Fuchs and Rehm (1977) evaluated the effects of their group administered self-control behavior therapy program (described above) with depressed women ages 18–48, against a nonspecific group therapy condition and a control group. Researchers found self-control therapy to be superior to that of the nonspecific group therapy condition and the control group based on results from a self-report of depression assessed by the Minnesota Multiphasic Personality Inventory Depression scale (MMPI-D) and the Beck Depression Inventory, the participants' activity level assessed by a group interaction activity measure, and participants' general level of psychopathology assessed by the MMPI. All 8 participants in the self-control therapy group had scores in the clinical range at pretest, suggesting that they displayed many depressive symptoms. Those 8 participants had scores in the normal range by posttest, suggesting that they displayed few depressive symptoms. The shift in scores from the clinical range to the normal range occurred in only 3 out of 10 participants in the nonspecific therapy group and 1 out of 10 participants in the control group.

Rehm et al. (1979) replicated the procedures used in Fuchs and Rehm's (1977) study and evaluated the effects of self-control therapy against a behavioral assertion skills training program. Researchers found self-control therapy effective for moderately depressed women, and therefore successfully replicated the findings from Fuchs and Rehm (1977).

== Effectiveness with children ==

Stark, Reynolds and Kaslow (1987) modified Rehm et al.'s (1984) self-control therapy manual for adults into an intervention program designed to teach children adaptive skills for self-monitoring, self-evaluating performance, attributing the cause of good and bad outcomes, and self-reinforcement. Similar to self-control therapy for adults, the intervention taught skills to the participants through presentations, in-therapy training, and the completion of behavioral homework assignments. The content was also similar and included self-monitoring of pleasant activities and the use of log sheets, identification of delayed consequences, realistic standards for self-evaluation, and frequent self-reinforcement. Researchers compared the effects of self-control therapy to those of a behavioral problem-solving therapy and a waiting list condition. Both self-control therapy and behavioral problem-solving therapy were found to be effective with moderately depressed children, grades 4-6, with children reporting less depressive symptoms at posttest. The effects of both interventions appeared to generalize over time, especially for the children in the self-control group who reported significantly less depression at an 8-week follow-up than immediately after treatment.

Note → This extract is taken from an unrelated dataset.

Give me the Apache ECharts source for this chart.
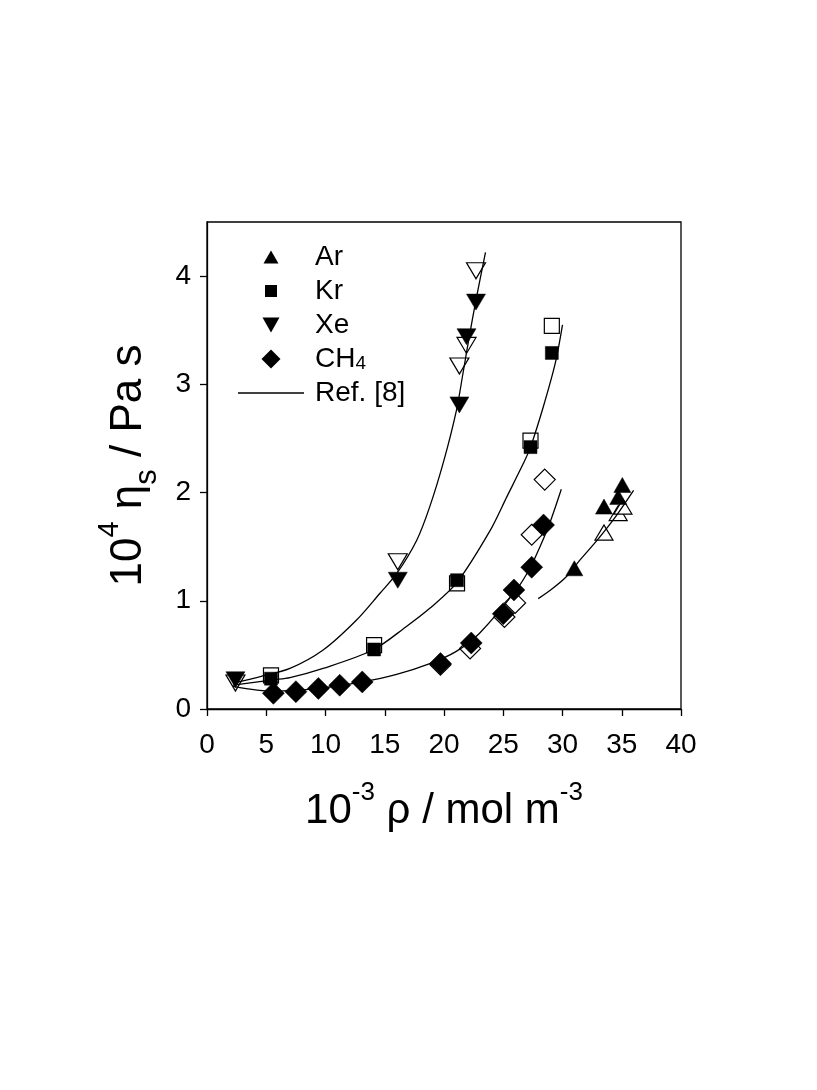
<!DOCTYPE html>
<html>
<head>
<meta charset="utf-8">
<script src="https://cdn.jsdelivr.net/npm/echarts@6/dist/echarts.min.js"></script>
<style>
  html, body { margin: 0; padding: 0; background: #fff; }
  #main { width: 817px; height: 1090px; }
</style>
</head>
<body>
<div id="main"></div>
<script>
// measured points [density, viscosity]; filled = this work, open = second set
const arFilled = [[31.0, 1.30], [33.5, 1.87], [34.7, 1.96], [35.05, 2.07]];
const arOpen = [[33.5, 1.63], [34.7, 1.81], [35.1, 1.87]];
const krFilled = [[5.4, 0.28], [14.1, 0.55], [21.1, 1.19], [27.3, 2.42], [29.1, 3.29]];
const krOpen = [[5.4, 0.31], [14.1, 0.59], [21.1, 1.16], [27.3, 2.48], [29.1, 3.54]];
const xeFilled = [[2.4, 0.27], [16.1, 1.19], [21.3, 2.81], [21.9, 3.44], [22.7, 3.76]];
const xeOpen = [[2.4, 0.24], [16.1, 1.36], [21.3, 3.17], [21.9, 3.36], [22.7, 4.05]];
const ch4Filled = [[5.6, 0.145], [7.5, 0.16], [9.4, 0.19], [11.2, 0.22], [13.1, 0.25],
    [19.7, 0.42], [22.3, 0.61], [25.0, 0.88], [25.9, 1.10], [27.4, 1.31], [28.4, 1.70]];
const ch4Open = [[19.7, 0.41], [22.2, 0.56], [25.1, 0.85], [26.0, 0.98], [27.4, 1.61], [28.5, 2.12]];

// Ref. [8] curves
const xeCurve = [[2.2, 0.24], [4.5, 0.30], [7.0, 0.375], [9.8, 0.545], [12.6, 0.82], [14.6, 1.07],
    [16.0, 1.25], [17.7, 1.56], [18.8, 1.87], [20.0, 2.30], [21.05, 2.76], [21.6, 3.10],
    [22.1, 3.42], [22.7, 3.78], [23.5, 4.22]];
const krCurve = [[2.2, 0.22], [5.6, 0.27], [7.0, 0.29], [9.8, 0.375], [14.0, 0.545], [16.8, 0.76],
    [18.8, 0.93], [21.1, 1.17], [23.9, 1.65], [25.3, 1.96], [26.7, 2.27], [27.3, 2.42],
    [28.4, 2.80], [29.4, 3.20], [30.0, 3.55]];
const ch4Curve = [[2.2, 0.21], [5.6, 0.165], [9.4, 0.19], [13.1, 0.25], [16.0, 0.32], [18.8, 0.42],
    [21.0, 0.53], [23.0, 0.70], [26.1, 1.10], [27.25, 1.30], [28.1, 1.50], [28.9, 1.71], [29.9, 2.03]];
const arCurve = [[27.95, 1.02], [29.0, 1.10], [30.3, 1.22], [31.5, 1.38], [33.0, 1.57], [34.5, 1.78], [36.0, 2.02]];

const xTickValues = [0, 5, 10, 15, 20, 25, 30, 35, 40];
const yTickValues = [0, 1, 2, 3, 4];

const FONT = "Liberation Sans, Arial, Helvetica, sans-serif";
const downTri = "path://M0,0L20,0L10,17Z";
// legend icons: the bare M points pad each shape inside a 22x22 box
const pad = "M0,0M22,22";
const legTri = "path://" + pad + "M3.5,17.5L18.5,17.5L11,4.5Z";
const legSquare = "path://" + pad + "M5,5L17,5L17,17L5,17Z";
const legDown = "path://" + pad + "M2.5,3.5L19.5,3.5L11,18.5Z";
const legDiamond = "path://" + pad + "M11,1.5L20.5,11L11,20.5L1.5,11Z";
const legLine = "path://M0,0L66,0L66,1.3L0,1.3Z";

const chartDom = document.getElementById("main");
const myChart = echarts.init(chartDom);

const scatter = (name, data, symbol, size, open) => ({
    name: name,
    type: "scatter",
    data: data,
    symbol: symbol,
    symbolSize: size,
    itemStyle: open
        ? { color: "#fff", borderColor: "#000", borderWidth: 1.2, opacity: 1 }
        : { color: "#000", borderColor: "#000", borderWidth: 0.5, opacity: 1 },
    silent: true,
});

const curve = data => ({
    name: "Ref. [8]",
    type: "line",
    data: data,
    smooth: 0.3,
    symbol: "none",
    lineStyle: { color: "#000", width: 1.3 },
    itemStyle: { color: "#000" },
    silent: true,
});

const option = {
    backgroundColor: "#fff",
    animation: false,
    textStyle: { fontFamily: FONT },
    grid: {
        left: 207, right: 136, top: 222, bottom: 381,
        show: true, borderColor: "#000", borderWidth: 1.3, backgroundColor: "transparent",
    },
    legend: {
        orient: "vertical",
        left: 233,
        top: 238,
        itemWidth: 66,
        itemHeight: 22,
        itemGap: 6,
        itemStyle: { color: "#000", borderWidth: 0 },
        data: [
            { name: "Ar", icon: legTri },
            { name: "Kr", icon: legSquare },
            { name: "Xe", icon: legDown },
            { name: "CH4", icon: legDiamond },
            { name: "Ref. [8]", icon: legLine },
        ],
        formatter: name => (name === "CH4" ? "{n|CH}{sub|4}" : name),
        textStyle: {
            fontFamily: FONT, fontSize: 28, color: "#000",
            padding: [0, 0, 0, 6],
            rich: {
                n: { fontFamily: FONT, fontSize: 28, color: "#000", verticalAlign: "bottom" },
                sub: { fontFamily: FONT, fontSize: 19, color: "#000", verticalAlign: "bottom" },
            },
        },
    },
    xAxis: {
        type: "value",
        min: 0, max: 40, interval: 5,
        name: "10{sup|-3} ρ / mol m{sup|-3}",
        nameLocation: "middle",
        nameGap: 71,
        nameTextStyle: {
            fontFamily: FONT, fontSize: 42, color: "#000",
            rich: { sup: { fontFamily: FONT, fontSize: 26, color: "#000", padding: [0, 0, 37, 0] } },
        },
        axisLine: { onZero: false, lineStyle: { color: "#000", width: 1.3 } },
        axisTick: { show: true, inside: false, length: 7, customValues: xTickValues,
            lineStyle: { color: "#000", width: 1.3 } },
        axisLabel: { fontFamily: FONT, fontSize: 28, color: "#000", margin: 22, customValues: xTickValues },
        splitLine: { show: false },
    },
    yAxis: {
        type: "value",
        min: 0, max: 4.5, interval: 1,
        name: "10{sup|4} η{sub|s} / Pa s",
        nameLocation: "middle",
        nameGap: 44,
        nameTextStyle: {
            fontFamily: FONT, fontSize: 44, color: "#000",
            rich: {
                sup: { fontFamily: FONT, fontSize: 29, color: "#000", padding: [0, 0, 37, 0] },
                sub: { fontFamily: FONT, fontSize: 31, color: "#000", padding: [38, 0, 0, 0] },
            },
        },
        axisLine: { onZero: false, lineStyle: { color: "#000", width: 1.3 } },
        axisTick: { show: true, inside: false, length: 7, customValues: yTickValues,
            lineStyle: { color: "#000", width: 1.3 } },
        axisLabel: { fontFamily: FONT, fontSize: 28, color: "#000", margin: 16, customValues: yTickValues },
        splitLine: { show: false },
    },
    series: [
        scatter("Ar open", arOpen, "triangle", [18, 15], true),
        scatter("Kr open", krOpen, "rect", 15, true),
        scatter("Xe open", xeOpen, downTri, [19, 16], true),
        scatter("CH4 open", ch4Open, "diamond", [21, 21], true),
        scatter("Ar", arFilled, "triangle", [17, 15], false),
        scatter("Kr", krFilled, "rect", 13, false),
        scatter("Xe", xeFilled, downTri, [19, 16], false),
        scatter("CH4", ch4Filled, "diamond", [22, 22], false),
        curve(xeCurve),
        curve(krCurve),
        curve(ch4Curve),
        curve(arCurve),
    ],
};

myChart.setOption(option);
</script>
</body>
</html>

== Effectiveness with subpopulations ==

Rehm (1983) found no significant differences in self-control therapy outcomes as a function of age, marital status, employment, education, income or religion in a sample of 104 clinically depressed women. Better outcomes as a result of self-control therapy were found for participants who experienced acute onset of depressive symptoms, a high recent number of negative life events, and demonstrated positive self-control attitudes.